All that proved to be true and more. Years from now, people are going to look back at Digital History Hacks and say “Something started here.” At least, I hope so. For three years, DHH offered a crash course in the history of the future. Bill’s three-year-old posts still seem three years ahead of their time. There’s still nothing else like DHH in the history blogosphere, which is a compliment to Bill but maybe also a bit of a shame. Sure, Bill has fans and followers now. (Not that he was ever interested in fans or followers–have you noticed that DHH has no comment function? how cool is that?) He’s tight with all the digital history illuminati, he’s released dozens of new history bloggers into the world, and it’s he, not I, that anchors the northern end of the UWO-GMU Axis of Digital Evil. But there’s still nobody I can think of that thinks quite as creatively or as provocatively as Bill does about what digital history is and what it might become.
I can’t list all the things I’ve learned or all the ideas I’ve stolen from Digital History Hacks, but one meta-idea which Bill taught me is that the loftiest questions about what we do are not separate from the nuts and bolts of how we do it. As above, so below: lofty philosophical issues are practical technical questions and vice versa. Change the tools available to the humanities and you have the opportunity to rethink what the humanities are. That’s what Bill’s been doing for the past three years and that’s what he continues to do.
I’m sorry to see Bill put DHH to bed, but I’m lucky enough to be privy to some of the cool new stuff he’s doing, and I promise you will see and hear more amazing things from him before too long. In the meantime, explore the archives of DHH or try working through the exercises in The Programming Historian, Bill and Alan Maceachern’s in-progress, open-source textbook on How It Is Done.

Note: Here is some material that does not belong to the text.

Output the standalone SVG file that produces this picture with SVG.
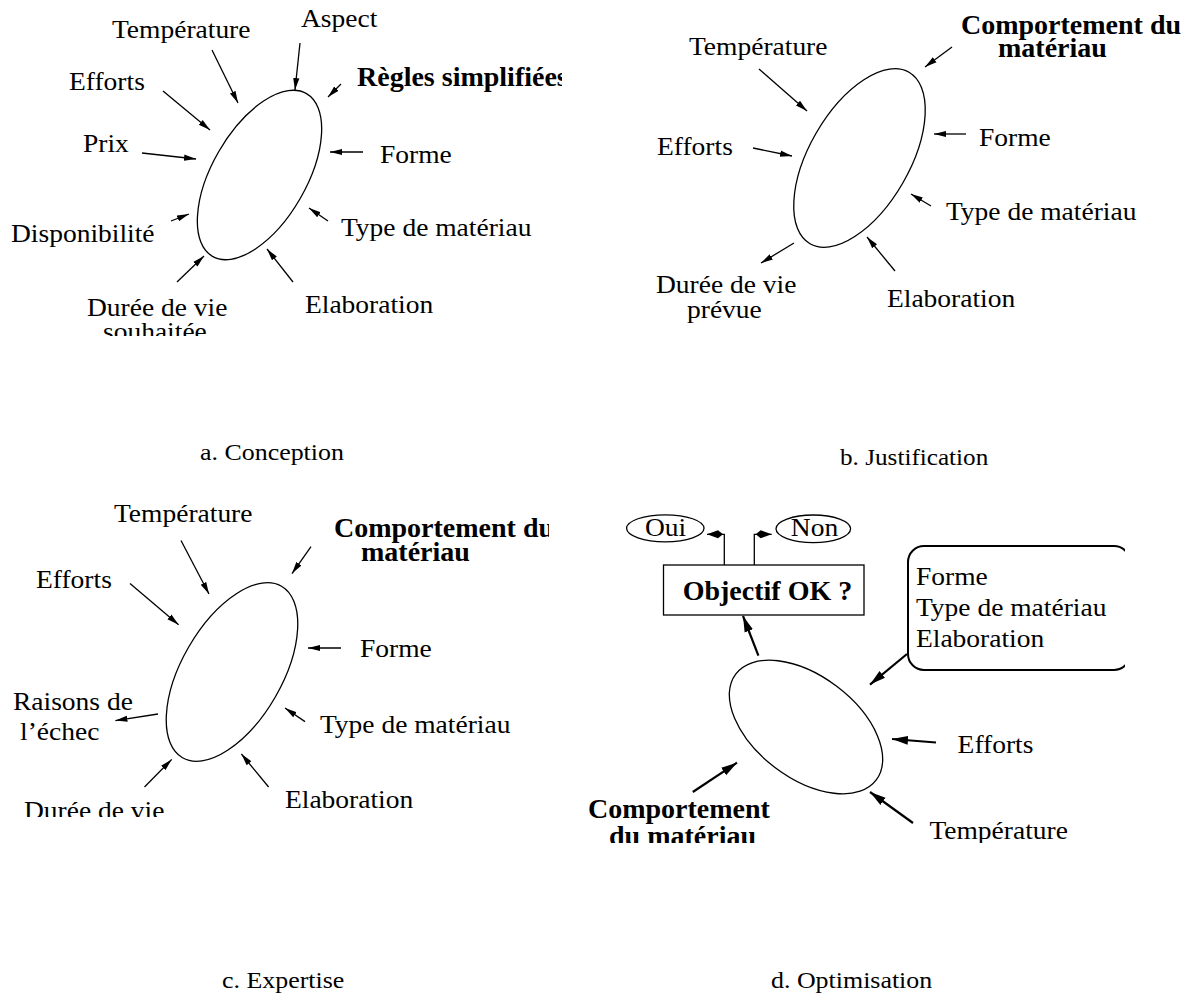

Bill sometimes says there’s more to being a musician than posing with a guitar. What he means, I think, is that there is or can be more to being a “digital historian” than having a Blogspot account and an opinion about Wikipedia. When Bill launched The Programming Historian, Mills Kelly (no slouch as a digital historian himself) wrote, “with its release, my excuses [for not learning to program] go poof.” Digital History Hacks made a lot of our excuses go poof. If we want to be part of making our profession’s future, it’s high time to stop talking and roll up our sleeves.